Here’s another gem from Bureaucratist, whose tales of debauchery and woe inspire us all. I do feel the need to add that I cannot advocate the act of telling the truth to children. They are barely even people and deserve to be lied to. That is all.
Bureaucratist’s Eagles-Phillies Comparisons in Which Children Are Not Lied To
I can’t sleep, despite almost a bottle of Argentina Cab, two days of nonstop marijuana, two carisoprodol, and a handful of Tylenol PM. I doubt it is the excitement of this afternoon’s loss to the Cowboys, although the quarterback’s scrambling attempts on the late game’s most crucial plays probably aren’t helping.
I say “attempt” because it is difficult to look your daughter in the eye after calling what Kolb did a “scramble.” One does not “scramble” when it appears as though there are concrete blocks attached to one’s feet. One must tell the truth to the children.
Item: I do not have a daughter.
We’re approaching a trough in the oblong oddity of the sporting calendar, equidistant from the last out of the World Series and the clarion call of Opening Day. At this point being alive is like being a drunk in an elevator, unable to touch either wall with extended arms and mistaking the experience for freefall. Fortunately for any right-thinking Phillies fans, we still have the Eagles, at least until Sunday, when I expect them to fulfill their endless capacity for disappointment by a slaughter at the hands of the Packers.
This time of year, like all other times of year, always and inevitably calls to mind the callous yesteryear of my youth, which, like an errant moon, orbited first the planet of the Eagles before breaking into a wider circle around the sun of the Phillies. I know the exact day this happened: May 23, 1991.
I was a sophomore in high school, it was a Thursday, and some coincidental quirk of scheduling found me home from school–no detention for the chronic lateness that really hasn’t much improved with age (although I am rarely any longer subject to detention), no yearbook meeting, no loitering on the outskirts of a pack of cool kids, pretending that I am also or might be cool, no tennis practice (I can hit a baseball much better now than I could then)–home from school just in time to catch the last three outs of a rare afternoon game. They were also the last three outs of Tommy Greene’s no-hitter. In my unexpected glimpse of that unexpected piece of history, the Phillies pulled even with and then nosed ahead of the Eagles in the personal horse race of my mind.

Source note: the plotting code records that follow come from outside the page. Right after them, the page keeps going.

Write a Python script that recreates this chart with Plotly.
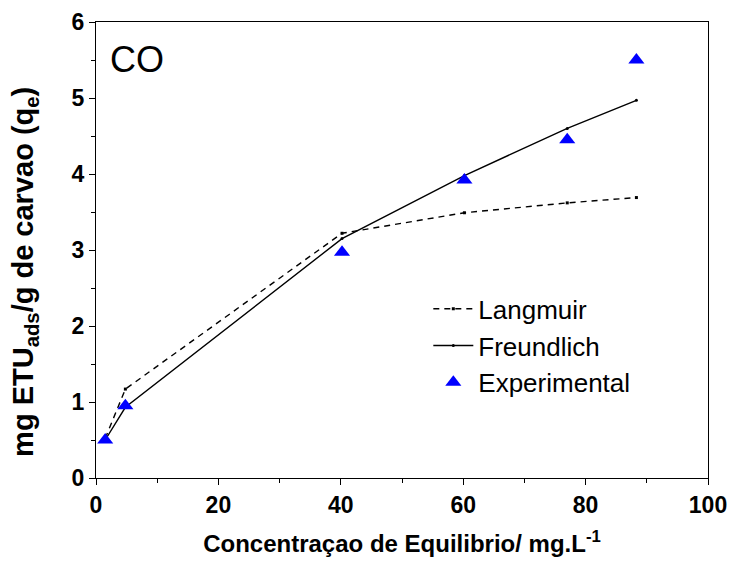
import plotly.graph_objects as go

x_vals = [1.5, 4.8, 40.2, 60.2, 77.0, 88.3]
experimental = [0.50, 0.95, 2.97, 3.92, 4.45, 5.50]
langmuir = [0.52, 1.17, 3.22, 3.49, 3.62, 3.69]
freundlich = [0.50, 0.93, 3.15, 3.98, 4.60, 4.97]

FONT = "Liberation Sans, Arial"
PLOT_L, PLOT_R = 96, 21
PLOT_W = 729 - PLOT_L - PLOT_R

fig = go.Figure()
fig.add_trace(go.Scatter(x=x_vals, y=langmuir, mode="lines+markers", name="Langmuir",
                         line=dict(color="black", width=1.4, dash="6px,5px"),
                         marker=dict(symbol="square", size=3, color="black")))
fig.add_trace(go.Scatter(x=x_vals, y=freundlich, mode="lines+markers", name="Freundlich",
                         line=dict(color="black", width=1.4),
                         marker=dict(symbol="circle", size=3, color="black")))
fig.add_trace(go.Scatter(x=x_vals, y=experimental, mode="markers", name="Experimental",
                         marker=dict(symbol="triangle-up", size=14, color="#0000ff")))

fig.add_annotation(x=2.0, y=5.51, xref="x", yref="y", text="CO", showarrow=False,
                   xanchor="left", yanchor="middle",
                   font=dict(family=FONT, size=36, color="black"))

# y-axis title (rotated text)
fig.add_annotation(x=(25 - PLOT_L) / PLOT_W, y=0.452, xref="paper", yref="paper",
                   xanchor="center", yanchor="middle",
                   text="mg ETU<sub>ads</sub>/g de carvao (q<sub>e</sub>)", textangle=-90,
                   showarrow=False,
                   font=dict(family=FONT, size=29, color="black", weight="bold"))

axis_common = dict(showline=True, linecolor="black", linewidth=1.4, mirror=True,
                   ticks="outside", ticklen=6, tickwidth=1.4, tickcolor="black",
                   showgrid=False, zeroline=False, automargin=False,
                   tickfont=dict(family=FONT, size=23, color="black", weight="bold"))

fig.update_xaxes(range=[0, 100], tick0=0, dtick=20,
                 minor=dict(ticks="outside", ticklen=4, tickwidth=1.4, tickcolor="black", dtick=10),
                 title=dict(text="Concentraçao de Equilibrio/ mg.L<sup>-1</sup>", standoff=18,
                            font=dict(family=FONT, size=24, color="black", weight="bold")),
                 **axis_common)
fig.update_yaxes(range=[0, 6], tick0=0, dtick=1,
                 minor=dict(ticks="outside", ticklen=4, tickwidth=1.4, tickcolor="black", dtick=0.5),
                 **axis_common)

fig.update_layout(width=729, height=563, margin=dict(l=PLOT_L, r=PLOT_R, t=22, b=85),
                  paper_bgcolor="white", plot_bgcolor="white",
                  showlegend=True,
                  legend=dict(x=0.543, y=0.4225, xanchor="left", yanchor="top",
                              bgcolor="rgba(0,0,0,0)", borderwidth=0,
                              font=dict(family=FONT, size=26, color="black"),
                              itemwidth=40, tracegroupgap=0))

fig.write_html("out.html")
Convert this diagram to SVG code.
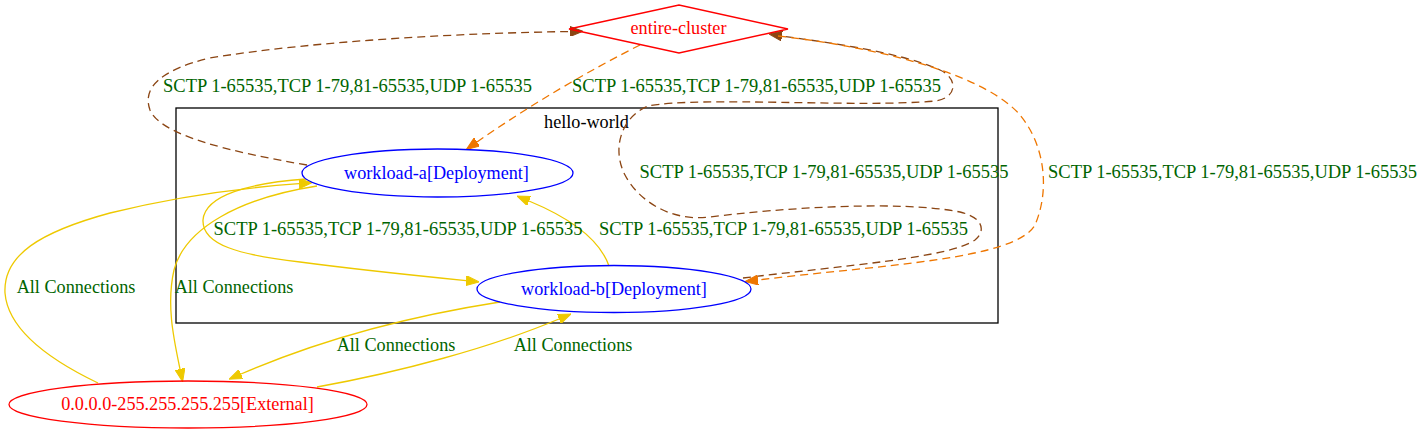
<svg xmlns="http://www.w3.org/2000/svg" width="1427" height="435" viewBox="0 0 1427 435">
<style>
text{font-family:"Liberation Serif","Times New Roman",serif;font-size:18.2px;text-anchor:middle}
.lbl{fill:#006400}
.sctp{font-size:18.5px}
.e{fill:none;stroke-width:1.3}
.brown{stroke:#8B4513;stroke-dasharray:8,5;marker-end:url(#ab)}
.orange{stroke:#EE7600;stroke-dasharray:8,5;marker-end:url(#ao)}
.yellow{stroke:#EEC900;marker-end:url(#ay)}
</style>
<defs>
<marker id="ab" viewBox="0 0 13 10" refX="0" refY="5" markerWidth="13" markerHeight="10" markerUnits="userSpaceOnUse" orient="auto"><path d="M0,0 L13,5 L0,10 z" fill="#8B4513" stroke="#8B4513" stroke-width="1"/></marker>
<marker id="ao" viewBox="0 0 13 10" refX="0" refY="5" markerWidth="13" markerHeight="10" markerUnits="userSpaceOnUse" orient="auto"><path d="M0,0 L13,5 L0,10 z" fill="#EE7600" stroke="#EE7600" stroke-width="1"/></marker>
<marker id="ay" viewBox="0 0 13 10" refX="0" refY="5" markerWidth="13" markerHeight="10" markerUnits="userSpaceOnUse" orient="auto"><path d="M0,0 L13,5 L0,10 z" fill="#EEC900" stroke="#EEC900" stroke-width="1"/></marker>
</defs>
<rect width="1427" height="435" fill="#fff"/>
<g id="cluster-hello-world">
<rect x="176" y="108" width="822" height="215" fill="none" stroke="#000" stroke-width="1.3"/>
<text x="586.5" y="128" fill="#000">hello-world</text>
</g>
<g id="connectors">
<path class="e brown" d="M307,165 C230,152 160,135 150,110 C142,88 160,70 210,58 C320,40 470,33 570,31.5"/>
<path class="e orange" d="M640,45 C590,70 530,105 477,142"/>
<path class="e brown" d="M743,278 C840,266 950,258 975,240 C985,232 985,218 960,212 C900,200 780,208 710,217 C670,222 638,200 625,175 C612,150 620,118 648,106 C700,96 860,108 935,101 C958,98 958,78 940,70 C900,52 830,43 782,36"/>
<path class="e orange" d="M778,36 C900,50 990,80 1020,115 C1045,145 1050,190 1035,225 C1015,260 880,265 758,280"/>
<path class="e yellow" d="M306,179 C250,183 205,195 203,220 C202,245 240,255 300,262 C360,270 420,276 466,280.6"/>
<path class="e yellow" d="M609,266 C600,240 570,218 529,201"/>
<path class="e yellow" d="M317,186 C240,198 185,228 174,270 C166,305 174,340 180,369"/>
<path class="e yellow" d="M98,383 C50,360 8,330 5,293 C3,255 40,232 110,213 C170,198 240,188 299,183.7"/>
<path class="e yellow" d="M500,302 C410,316 320,340 241,374"/>
<path class="e yellow" d="M317,387 C400,372 490,348 559,319"/>
<text class="lbl sctp" x="347.5" y="92">SCTP 1-65535,TCP 1-79,81-65535,UDP 1-65535</text>
<text class="lbl sctp" x="756.5" y="92">SCTP 1-65535,TCP 1-79,81-65535,UDP 1-65535</text>
<text class="lbl sctp" x="824" y="178">SCTP 1-65535,TCP 1-79,81-65535,UDP 1-65535</text>
<text class="lbl sctp" x="1232.5" y="178">SCTP 1-65535,TCP 1-79,81-65535,UDP 1-65535</text>
<text class="lbl sctp" x="398" y="235">SCTP 1-65535,TCP 1-79,81-65535,UDP 1-65535</text>
<text class="lbl sctp" x="783.5" y="235">SCTP 1-65535,TCP 1-79,81-65535,UDP 1-65535</text>
<text class="lbl" x="76" y="293">All Connections</text>
<text class="lbl" x="234" y="293">All Connections</text>
<text class="lbl" x="396" y="351">All Connections</text>
<text class="lbl" x="573" y="351">All Connections</text>
</g>
<g id="entire-cluster">
<polygon points="569,29 679,5 788,29 679,53" fill="none" stroke="#FF0000" stroke-width="1.3"/>
<text x="678.5" y="34" fill="#FF0000">entire-cluster</text>
</g>
<g id="workload-a">
<ellipse cx="437.5" cy="173" rx="135.5" ry="24" fill="none" stroke="#0000FF" stroke-width="1.3"/>
<text x="436.5" y="179" fill="#0000FF">workload-a[Deployment]</text>
</g>
<g id="workload-b">
<ellipse cx="614" cy="289" rx="137" ry="23.5" fill="none" stroke="#0000FF" stroke-width="1.3"/>
<text x="614" y="295" fill="#0000FF">workload-b[Deployment]</text>
</g>
<g id="external">
<ellipse cx="188" cy="404.5" rx="179" ry="23.5" fill="none" stroke="#FF0000" stroke-width="1.3"/>
<text x="187.5" y="410" fill="#FF0000">0.0.0.0-255.255.255.255[External]</text>
</g>
</svg>
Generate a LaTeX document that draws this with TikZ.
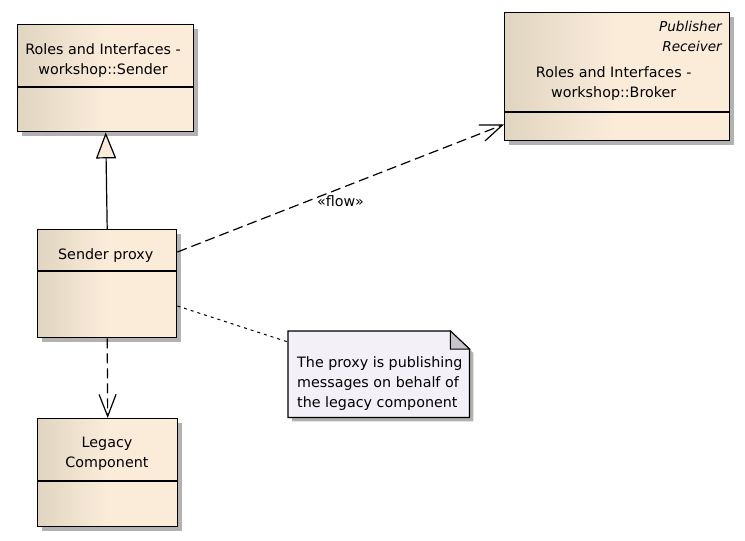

And yet the Eagles still exert their pull. In honor of the Eagles’ remaining hopes, the baseball doldrums of January, and Justin Klugh’s fading dignity (he actually called me a motherfucker in recent conversation, which is goddam outrageous since it’s pretty clear that we were making love and not just fucking, which he should know since he was there), I present to you now the main players in the Eagles’ bizarre season, and the Philly historical or contemporary they-would-be-if-they-could-be:
Donovan McNabb : Pete Rose – On Opposite Day, that is. McNabb starts his career in Philadelphia, excels, and is loathed. Rose arrives late, well into his decline, and his beloved. Ah, championships …
Kevin Kolb : Rick Schu – Another Heir Apparent Who Never Was.
Michael Vick : Lenny Dykstra – Left-handed, felonious, and electrifying.
Desean Jackson : Ed Delahanty – A ridiculous talented body managed by a ridiculously cuckoo brain. Jackson spiked the football against the Cowboys before actually reaching the endzone; Delahanty was stepped off the bridge over Niagara Falls before actually reaching the other side. Before he did so, however, Delahanty went 404/475/584 in 1894. Which will play.
Jeremy Maclin : Sliding Billy Hamilton – You thought 1993‘s Lenny the Dykstra was the Phillies’ greatest leadoff man ever, but Hamilton in 1894? 403/521/523 with a cool 100 hundred SBs. Yes, please.
LeSean McCoy : Sam Thompson – We really need to round out the Phils’ sick 1894 outfield. Thompson went 415/465/696. Sickest Outfield Of All Times? I think you know the answer.
Brent Celek : Cole Hamels – This one is on intimations of homosexuality alone.
Joselio Hanson : Ivan de Jesus – Two great names. Trading baseball cards in 1984 my friend Jason down the street insisted on referring to him as though his name were “Ivan D. Jesus,” the last name pronounced with no accent. I never corrected him.
David Akers : Greg Gross – We all have our contributions to make, and none of them are minor. Mine is propping up the share price of Diageo PLC, which owns George Dickel.
Asante Samuel : Juan Samuel – The highlights are spectacular. Everything else is testicular.
Sav Rocca : Mo Rocca from The Daily Show – Seriously, I can’t be the only one who thinks this every time he comes out to punt, right?
Owen Schmitt : Paul Owens – You see what I did there? You thought I was going one way and then I went the other.